══ Source excerpt

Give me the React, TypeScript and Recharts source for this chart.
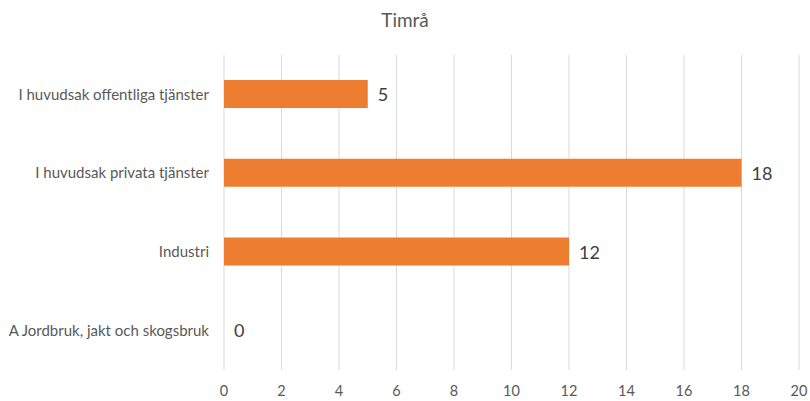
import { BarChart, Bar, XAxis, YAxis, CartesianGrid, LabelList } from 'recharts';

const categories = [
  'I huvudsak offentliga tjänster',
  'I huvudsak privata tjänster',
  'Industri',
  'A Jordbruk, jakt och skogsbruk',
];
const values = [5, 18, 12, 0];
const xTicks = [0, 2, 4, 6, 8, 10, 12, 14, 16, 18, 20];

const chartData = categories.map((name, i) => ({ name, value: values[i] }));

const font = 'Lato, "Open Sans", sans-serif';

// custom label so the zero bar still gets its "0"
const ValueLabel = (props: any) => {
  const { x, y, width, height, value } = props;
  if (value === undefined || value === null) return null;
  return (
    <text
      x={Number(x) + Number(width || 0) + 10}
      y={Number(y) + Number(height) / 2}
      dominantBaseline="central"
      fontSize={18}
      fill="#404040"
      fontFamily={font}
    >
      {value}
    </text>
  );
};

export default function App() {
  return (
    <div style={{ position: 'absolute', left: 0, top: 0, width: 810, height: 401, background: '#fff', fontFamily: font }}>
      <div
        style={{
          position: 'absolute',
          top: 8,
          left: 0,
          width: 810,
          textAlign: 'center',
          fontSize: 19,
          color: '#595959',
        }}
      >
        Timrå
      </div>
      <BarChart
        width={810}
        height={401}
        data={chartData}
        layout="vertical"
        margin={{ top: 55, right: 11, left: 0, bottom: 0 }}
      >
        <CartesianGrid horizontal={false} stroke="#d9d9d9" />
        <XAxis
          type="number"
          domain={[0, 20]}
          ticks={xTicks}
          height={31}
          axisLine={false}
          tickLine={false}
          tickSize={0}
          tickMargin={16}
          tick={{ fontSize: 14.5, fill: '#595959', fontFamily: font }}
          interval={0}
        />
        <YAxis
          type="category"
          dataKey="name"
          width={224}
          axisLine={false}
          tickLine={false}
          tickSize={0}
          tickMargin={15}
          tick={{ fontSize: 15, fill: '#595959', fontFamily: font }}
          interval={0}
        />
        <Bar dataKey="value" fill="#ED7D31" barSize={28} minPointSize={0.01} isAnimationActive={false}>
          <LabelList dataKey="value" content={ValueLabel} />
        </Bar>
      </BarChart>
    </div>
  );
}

════

Copy the listing exactly. Any image in it stays out of the copy.

→ Right answer
Give me the React, TypeScript and Recharts source for this chart.
import { BarChart, Bar, XAxis, YAxis, CartesianGrid, LabelList } from 'recharts';

const categories = [
  'I huvudsak offentliga tjänster',
  'I huvudsak privata tjänster',
  'Industri',
  'A Jordbruk, jakt och skogsbruk',
];
const values = [5, 18, 12, 0];
const xTicks = [0, 2, 4, 6, 8, 10, 12, 14, 16, 18, 20];

const chartData = categories.map((name, i) => ({ name, value: values[i] }));

const font = 'Lato, "Open Sans", sans-serif';

// custom label so the zero bar still gets its "0"
const ValueLabel = (props: any) => {
  const { x, y, width, height, value } = props;
  if (value === undefined || value === null) return null;
  return (
    <text
      x={Number(x) + Number(width || 0) + 10}
      y={Number(y) + Number(height) / 2}
      dominantBaseline="central"
      fontSize={18}
      fill="#404040"
      fontFamily={font}
    >
      {value}
    </text>
  );
};

export default function App() {
  return (
    <div style={{ position: 'absolute', left: 0, top: 0, width: 810, height: 401, background: '#fff', fontFamily: font }}>
      <div
        style={{
          position: 'absolute',
          top: 8,
          left: 0,
          width: 810,
          textAlign: 'center',
          fontSize: 19,
          color: '#595959',
        }}
      >
        Timrå
      </div>
      <BarChart
        width={810}
        height={401}
        data={chartData}
        layout="vertical"
        margin={{ top: 55, right: 11, left: 0, bottom: 0 }}
      >
        <CartesianGrid horizontal={false} stroke="#d9d9d9" />
        <XAxis
          type="number"
          domain={[0, 20]}
          ticks={xTicks}
          height={31}
          axisLine={false}
          tickLine={false}
          tickSize={0}
          tickMargin={16}
          tick={{ fontSize: 14.5, fill: '#595959', fontFamily: font }}
          interval={0}
        />
        <YAxis
          type="category"
          dataKey="name"
          width={224}
          axisLine={false}
          tickLine={false}
          tickSize={0}
          tickMargin={15}
          tick={{ fontSize: 15, fill: '#595959', fontFamily: font }}
          interval={0}
        />
        <Bar dataKey="value" fill="#ED7D31" barSize={28} minPointSize={0.01} isAnimationActive={false}>
          <LabelList dataKey="value" content={ValueLabel} />
        </Bar>
      </BarChart>
    </div>
  );
}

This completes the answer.